- [Records for this task]:
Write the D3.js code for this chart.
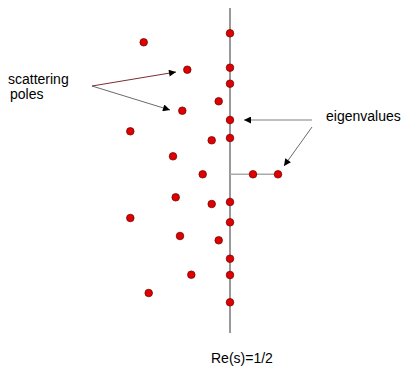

* * *

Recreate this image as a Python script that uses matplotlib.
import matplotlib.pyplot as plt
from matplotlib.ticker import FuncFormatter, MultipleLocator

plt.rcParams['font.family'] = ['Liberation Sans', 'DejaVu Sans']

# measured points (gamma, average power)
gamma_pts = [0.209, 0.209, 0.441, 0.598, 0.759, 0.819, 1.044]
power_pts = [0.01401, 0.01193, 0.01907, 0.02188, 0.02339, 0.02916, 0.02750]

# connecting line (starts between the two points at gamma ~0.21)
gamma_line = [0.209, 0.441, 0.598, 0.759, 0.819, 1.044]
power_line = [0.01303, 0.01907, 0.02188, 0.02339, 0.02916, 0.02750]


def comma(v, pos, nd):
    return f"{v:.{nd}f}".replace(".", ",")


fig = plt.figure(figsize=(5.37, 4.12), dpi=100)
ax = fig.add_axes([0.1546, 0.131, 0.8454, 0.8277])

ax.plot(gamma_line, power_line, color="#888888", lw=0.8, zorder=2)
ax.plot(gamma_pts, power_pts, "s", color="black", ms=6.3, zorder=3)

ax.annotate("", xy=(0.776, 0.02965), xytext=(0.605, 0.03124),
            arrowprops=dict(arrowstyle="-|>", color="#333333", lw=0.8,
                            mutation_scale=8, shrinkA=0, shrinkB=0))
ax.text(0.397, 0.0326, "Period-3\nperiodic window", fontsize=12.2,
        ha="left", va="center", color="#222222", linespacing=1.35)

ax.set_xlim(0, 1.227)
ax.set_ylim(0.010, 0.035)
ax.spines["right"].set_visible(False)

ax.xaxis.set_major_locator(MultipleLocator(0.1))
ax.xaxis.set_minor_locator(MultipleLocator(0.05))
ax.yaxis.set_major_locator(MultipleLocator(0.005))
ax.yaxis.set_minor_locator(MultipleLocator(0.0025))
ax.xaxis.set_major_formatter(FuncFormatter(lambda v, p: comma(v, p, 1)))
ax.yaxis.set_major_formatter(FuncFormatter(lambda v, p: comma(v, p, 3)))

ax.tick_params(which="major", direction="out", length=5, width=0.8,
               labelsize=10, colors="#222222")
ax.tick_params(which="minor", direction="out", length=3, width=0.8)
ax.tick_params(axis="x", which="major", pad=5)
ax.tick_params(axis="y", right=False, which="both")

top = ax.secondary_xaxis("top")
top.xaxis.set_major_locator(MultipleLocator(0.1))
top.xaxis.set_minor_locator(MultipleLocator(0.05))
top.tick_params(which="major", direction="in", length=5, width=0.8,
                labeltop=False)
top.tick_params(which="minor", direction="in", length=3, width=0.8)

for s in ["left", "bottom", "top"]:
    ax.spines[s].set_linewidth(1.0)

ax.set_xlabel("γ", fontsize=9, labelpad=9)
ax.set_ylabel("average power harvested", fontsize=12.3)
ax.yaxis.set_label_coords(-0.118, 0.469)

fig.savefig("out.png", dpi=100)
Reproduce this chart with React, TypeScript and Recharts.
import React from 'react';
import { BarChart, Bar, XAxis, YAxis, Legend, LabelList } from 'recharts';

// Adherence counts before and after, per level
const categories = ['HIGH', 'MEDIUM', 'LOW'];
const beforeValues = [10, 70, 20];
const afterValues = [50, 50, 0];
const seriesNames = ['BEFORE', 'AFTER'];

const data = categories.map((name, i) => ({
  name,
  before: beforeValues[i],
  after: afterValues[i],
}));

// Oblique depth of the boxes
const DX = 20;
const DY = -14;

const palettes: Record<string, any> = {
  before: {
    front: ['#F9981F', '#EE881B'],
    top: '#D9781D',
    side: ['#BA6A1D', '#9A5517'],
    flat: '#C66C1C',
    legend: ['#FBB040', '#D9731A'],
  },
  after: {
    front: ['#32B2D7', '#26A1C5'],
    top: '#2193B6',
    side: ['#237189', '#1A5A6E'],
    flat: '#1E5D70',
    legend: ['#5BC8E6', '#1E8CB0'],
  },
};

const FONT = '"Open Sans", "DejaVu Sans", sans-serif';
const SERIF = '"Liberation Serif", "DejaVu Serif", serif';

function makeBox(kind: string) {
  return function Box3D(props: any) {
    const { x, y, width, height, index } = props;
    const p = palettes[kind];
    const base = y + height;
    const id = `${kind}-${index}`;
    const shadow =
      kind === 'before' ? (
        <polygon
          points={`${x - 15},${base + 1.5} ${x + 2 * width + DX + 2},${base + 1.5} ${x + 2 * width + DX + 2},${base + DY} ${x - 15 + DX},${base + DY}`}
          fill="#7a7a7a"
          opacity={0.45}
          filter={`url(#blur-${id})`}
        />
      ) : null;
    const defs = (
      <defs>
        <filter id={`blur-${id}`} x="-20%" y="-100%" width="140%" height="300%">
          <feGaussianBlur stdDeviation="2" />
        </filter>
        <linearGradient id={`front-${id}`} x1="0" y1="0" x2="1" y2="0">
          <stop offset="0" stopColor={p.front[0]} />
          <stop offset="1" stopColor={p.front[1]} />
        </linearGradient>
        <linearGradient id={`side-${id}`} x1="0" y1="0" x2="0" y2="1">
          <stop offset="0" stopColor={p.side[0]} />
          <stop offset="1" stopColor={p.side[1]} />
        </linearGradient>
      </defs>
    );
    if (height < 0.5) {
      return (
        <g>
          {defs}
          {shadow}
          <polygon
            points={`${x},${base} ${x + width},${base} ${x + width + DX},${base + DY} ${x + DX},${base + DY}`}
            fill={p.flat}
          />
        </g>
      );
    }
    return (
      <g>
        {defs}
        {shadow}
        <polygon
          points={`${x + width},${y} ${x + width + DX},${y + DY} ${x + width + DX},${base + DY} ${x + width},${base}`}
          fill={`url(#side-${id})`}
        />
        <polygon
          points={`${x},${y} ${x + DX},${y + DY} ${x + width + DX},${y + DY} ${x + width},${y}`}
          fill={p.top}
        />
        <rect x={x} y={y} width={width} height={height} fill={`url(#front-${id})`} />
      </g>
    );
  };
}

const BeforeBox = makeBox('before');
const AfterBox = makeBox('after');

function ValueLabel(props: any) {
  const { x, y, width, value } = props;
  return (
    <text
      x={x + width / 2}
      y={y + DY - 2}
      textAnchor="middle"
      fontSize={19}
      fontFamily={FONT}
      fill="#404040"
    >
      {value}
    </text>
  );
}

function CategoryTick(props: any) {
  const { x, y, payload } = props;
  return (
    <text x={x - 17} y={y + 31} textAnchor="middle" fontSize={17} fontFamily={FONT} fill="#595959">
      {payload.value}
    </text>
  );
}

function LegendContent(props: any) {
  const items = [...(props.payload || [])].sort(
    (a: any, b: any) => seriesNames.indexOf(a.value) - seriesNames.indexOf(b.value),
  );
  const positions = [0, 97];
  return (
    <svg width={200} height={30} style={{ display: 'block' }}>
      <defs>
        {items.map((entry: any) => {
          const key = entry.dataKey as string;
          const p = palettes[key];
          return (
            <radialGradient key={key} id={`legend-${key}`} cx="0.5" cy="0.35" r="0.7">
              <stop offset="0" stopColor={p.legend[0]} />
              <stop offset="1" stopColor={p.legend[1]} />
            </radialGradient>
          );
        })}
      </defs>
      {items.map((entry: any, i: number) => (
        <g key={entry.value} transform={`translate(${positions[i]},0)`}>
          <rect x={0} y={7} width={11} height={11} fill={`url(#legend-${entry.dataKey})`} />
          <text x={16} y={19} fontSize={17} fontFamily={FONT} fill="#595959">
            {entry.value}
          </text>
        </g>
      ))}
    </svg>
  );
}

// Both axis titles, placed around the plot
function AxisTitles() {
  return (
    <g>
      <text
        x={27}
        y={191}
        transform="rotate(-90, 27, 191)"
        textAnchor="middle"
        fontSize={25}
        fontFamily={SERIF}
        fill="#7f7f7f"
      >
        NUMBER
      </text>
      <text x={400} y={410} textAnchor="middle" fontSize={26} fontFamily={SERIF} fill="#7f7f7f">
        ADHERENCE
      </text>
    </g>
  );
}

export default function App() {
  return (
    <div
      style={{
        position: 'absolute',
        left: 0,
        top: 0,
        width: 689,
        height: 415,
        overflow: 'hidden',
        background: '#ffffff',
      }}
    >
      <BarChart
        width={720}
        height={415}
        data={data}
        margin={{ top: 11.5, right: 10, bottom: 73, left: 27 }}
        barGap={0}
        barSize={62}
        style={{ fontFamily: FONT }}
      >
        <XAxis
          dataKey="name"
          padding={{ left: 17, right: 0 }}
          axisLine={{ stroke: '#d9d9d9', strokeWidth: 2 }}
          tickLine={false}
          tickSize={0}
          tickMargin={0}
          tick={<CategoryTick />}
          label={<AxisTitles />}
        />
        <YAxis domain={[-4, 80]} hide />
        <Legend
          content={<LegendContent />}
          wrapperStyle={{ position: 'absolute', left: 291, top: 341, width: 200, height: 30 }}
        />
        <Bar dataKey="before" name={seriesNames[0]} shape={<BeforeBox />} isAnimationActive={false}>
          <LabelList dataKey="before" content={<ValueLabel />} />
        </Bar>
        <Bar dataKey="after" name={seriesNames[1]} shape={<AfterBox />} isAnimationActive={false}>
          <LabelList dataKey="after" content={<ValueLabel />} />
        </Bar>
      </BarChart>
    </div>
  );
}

- [Exercise goal]:
Take the lines from the line with "Recreate this image" through the line with "0.01193, 0.01907, 0.02188, 0.02339, 0.02916, 0.02750]", both ends included, and give them again exactly, with nothing else.

- [Exercise solution]:
Recreate this image as a Python script that uses matplotlib.
import matplotlib.pyplot as plt
from matplotlib.ticker import FuncFormatter, MultipleLocator

plt.rcParams['font.family'] = ['Liberation Sans', 'DejaVu Sans']

# measured points (gamma, average power)
gamma_pts = [0.209, 0.209, 0.441, 0.598, 0.759, 0.819, 1.044]
power_pts = [0.01401, 0.01193, 0.01907, 0.02188, 0.02339, 0.02916, 0.02750]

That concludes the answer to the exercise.